Does this ruling mean those without a ‘right to reside’ under these provisions have no protection from expulsion? Absolutely not: the judgment doesn’t prevent them from invoking the protection of Articles 14 and 15.
Here’s why: First, the judgment’s wording: the Court states its ruling applies ‘so far as concerns access to social benefits’ regarding ‘equal treatment’ rules. It consistently refers to equal treatment and social benefits, not complete exclusion from the Directive.
Second, the Directive’s wording, which the Court uses to justify its ruling. The right to equal treatment in Article 24(1) applies to ‘all Union citizens residing on the basis of the Directive’. But Articles 14(3), 15(1), and 15(3) lack this qualification.

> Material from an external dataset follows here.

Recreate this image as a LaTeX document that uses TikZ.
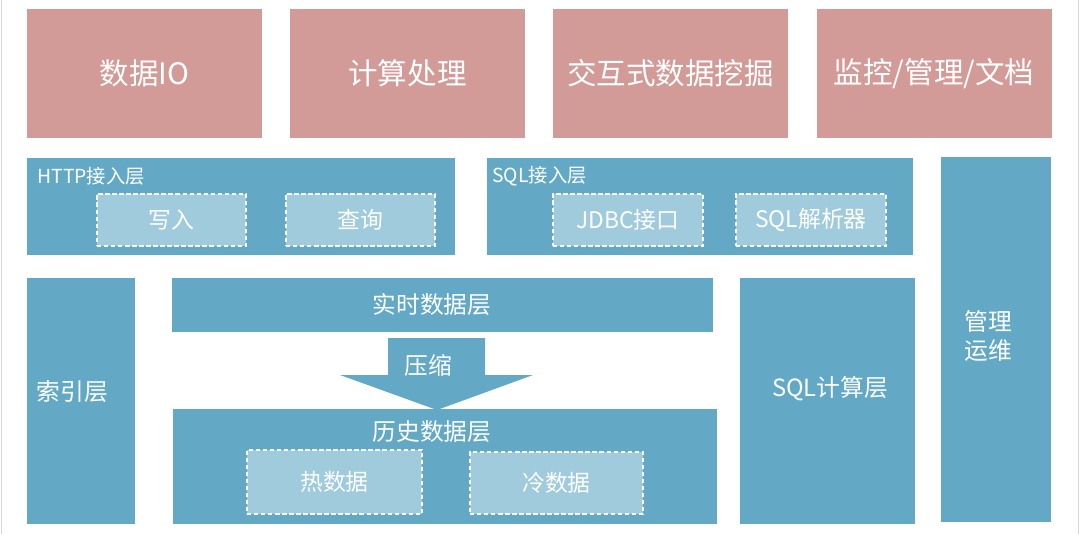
\documentclass[tikz,border=0pt]{standalone}
\usepackage{fontspec}
\setmainfont{Noto Sans CJK SC}
\usepackage{tikz}
\usetikzlibrary{positioning}
\definecolor{archpink}{RGB}{211,155,151}
\definecolor{archblue}{RGB}{99,169,197}
\definecolor{archlight}{RGB}{160,203,220}
\definecolor{archedge}{RGB}{215,215,215}

\begin{document}
\begin{tikzpicture}[
    topbox/.style={fill=archpink,minimum width=4.7cm,minimum height=2.58cm,
                   text=white,font=\fontsize{16.8}{20}\selectfont},
    layer/.style={fill=archblue,text=white,font=\fontsize{13.5}{17}\selectfont,
                  align=center,inner sep=0pt},
    sublayer/.style={fill=archlight,draw=white,line width=0.6pt,
                     dash pattern=on 2.5pt off 1.5pt,text=white,
                     font=\fontsize{13}{16}\selectfont},
    tag/.style={text=white,font=\fontsize{11}{13}\selectfont,inner sep=0pt}]
  \useasboundingbox (0,0) rectangle (21.6,-10.68);
  %% page edges
  \draw[archedge,line width=0.5pt] (0.03,0) -- (0.03,-10.68);
  \draw[archedge,line width=0.5pt] (21.57,0) -- (21.57,-10.68);
  %% Application row
  \node[topbox] (io)      at ( 2.89,-1.47) {数据IO};
  \node[topbox] (calc)    at ( 8.15,-1.47) {计算处理};
  \node[topbox] (mining)  at (13.41,-1.47) {交互式数据挖掘};
  \node[topbox] (monitor) at (18.68,-1.47) {监控/管理/文档};
  %% Access layers
  \node[layer,minimum width=8.56cm,minimum height=1.94cm] (http) at (4.82,-4.13) {};
  \node[tag,anchor=west] (httplbl) at (0.74,-3.52) {HTTP接入层};
  \node[sublayer,minimum width=2.98cm,minimum height=1.04cm] (write) at (3.43,-4.40) {写入};
  \node[sublayer,minimum width=2.98cm,minimum height=1.04cm] (query) at (7.21,-4.40) {查询};
  \node[layer,minimum width=8.52cm,minimum height=1.94cm] (sqlin) at (14.0,-4.13) {};
  \node[tag,anchor=west] (sqllbl) at (9.84,-3.52) {SQL接入层};
  \node[sublayer,minimum width=3.0cm,minimum height=1.04cm] (jdbc)  at (12.56,-4.40) {JDBC接口};
  \node[sublayer,minimum width=3.0cm,minimum height=1.04cm] (parse) at (16.22,-4.40) {SQL解析器};
  %% Ops column
  \node[layer,minimum width=2.2cm,minimum height=7.3cm] (ops) at (19.92,-6.79) {};
  \node[layer,fill=none] (opslbl) at (19.76,-6.72) {管理\\运维};
  %% Storage
  \node[layer,minimum width=2.16cm,minimum height=4.92cm] (index) at (1.62,-8.02) {};
  \node[layer,fill=none] (indexlbl) at (1.45,-7.84) {索引层};
  \node[layer,minimum width=10.82cm,minimum height=1.08cm] (realtime) at (8.85,-6.10) {};
  \node[layer,fill=none] (rtlbl) at (8.64,-6.10) {实时数据层};
  \fill[archblue] (7.76,-6.76) -- (9.70,-6.76) -- (9.70,-7.50) -- (10.66,-7.50)
        -- (8.74,-8.20) -- (6.80,-7.50) -- (7.76,-7.50) -- cycle;
  \node[layer,fill=none] (zip) at (8.56,-7.30) {压缩};
  \node[layer,minimum width=10.88cm,minimum height=2.30cm] (history) at (8.90,-9.33) {};
  \node[layer,fill=none] (histlbl) at (8.64,-8.64) {历史数据层};
  \node[sublayer,minimum width=3.5cm,minimum height=1.28cm]  (hot)  at ( 6.69,-9.64) {热数据};
  \node[sublayer,minimum width=3.46cm,minimum height=1.24cm] (cold) at (11.13,-9.66) {冷数据};
  %% SQL compute
  \node[layer,minimum width=3.5cm,minimum height=4.92cm] (sqlcalc) at (16.55,-8.02) {};
  \node[layer,fill=none] (sqlcalclbl) at (16.6,-7.77) {SQL计算层};
\end{tikzpicture}
\end{document}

Third, the Directive’s overall logic. Regarding Articles 15(1) and (3), since those eligible for residency can’t be expelled except on grounds of public policy etc., those provisions would be meaningless unless they applied to those without residency. Similarly, since applying for social assistance could mean an EU citizen loses residency, Article 14(3) would be irrelevant unless it applied to those without it.
Finally, the Court of Justice already ruled in the Commission v Netherlands case that EU expulsion rules protected those lacking residency under the pre-Directive EU free movement rules. Specifically, the Court stated:
To exclude from the benefit of those substantive and procedural safeguards [on expulsion] citizens of the Union who are not lawfully resident on the territory of the host Member State would deprive those safeguards of their essential effectiveness.
Logically, the same applies here. In fact, rules on expulsions based on public policy, etc., aren’t limited to those with a Directive-based ‘right to reside’, except Article 28(2), which only applies to permanent residents. This wording implies an a contrario reading for the other expulsion rules.
Types of residence in another Member State
It might seem strange that parts of the Directive (like expulsion rules) apply to all EU citizens, while others (like equal treatment) only apply to those with a ‘right to reside’ under it. However, there are other situations where EU citizens reside in another Member State without a Directive-based ‘right to reside’.
One example is children of former workers, or their parent carers. They sometimes have rights not under the Directive, but under the separate Regulation on the free movement of workers (see the Alarape judgment).
Second, they might have residency rights under national, but not EU law (see the Ziolkowski judgment), although their right to equal treatment for social assistance in such cases (developed since the Martinez Sala judgment) seems implicitly overruled by Dano, which links such equal treatment solely to the Directive-based right to reside.
Third, they might reside illegally in the host Member State.
Finally, they might have a child who is a citizen of the host State due to a previous relationship with a national of that state. This raises an interesting question: could there be a parallel with the Ruiz Zambrano judgment, where the Court ruled that expelling the third-country national parent of an EU citizen child was prohibited, as it would effectively remove an EU citizen from EU territory? Could a similar rule apply to the effective removal of a home Member State national to another Member State? Or would that be acceptable since the child, as an EU citizen, would remain within the Union?
We can anticipate some interesting jurisprudence from the Court of Justice.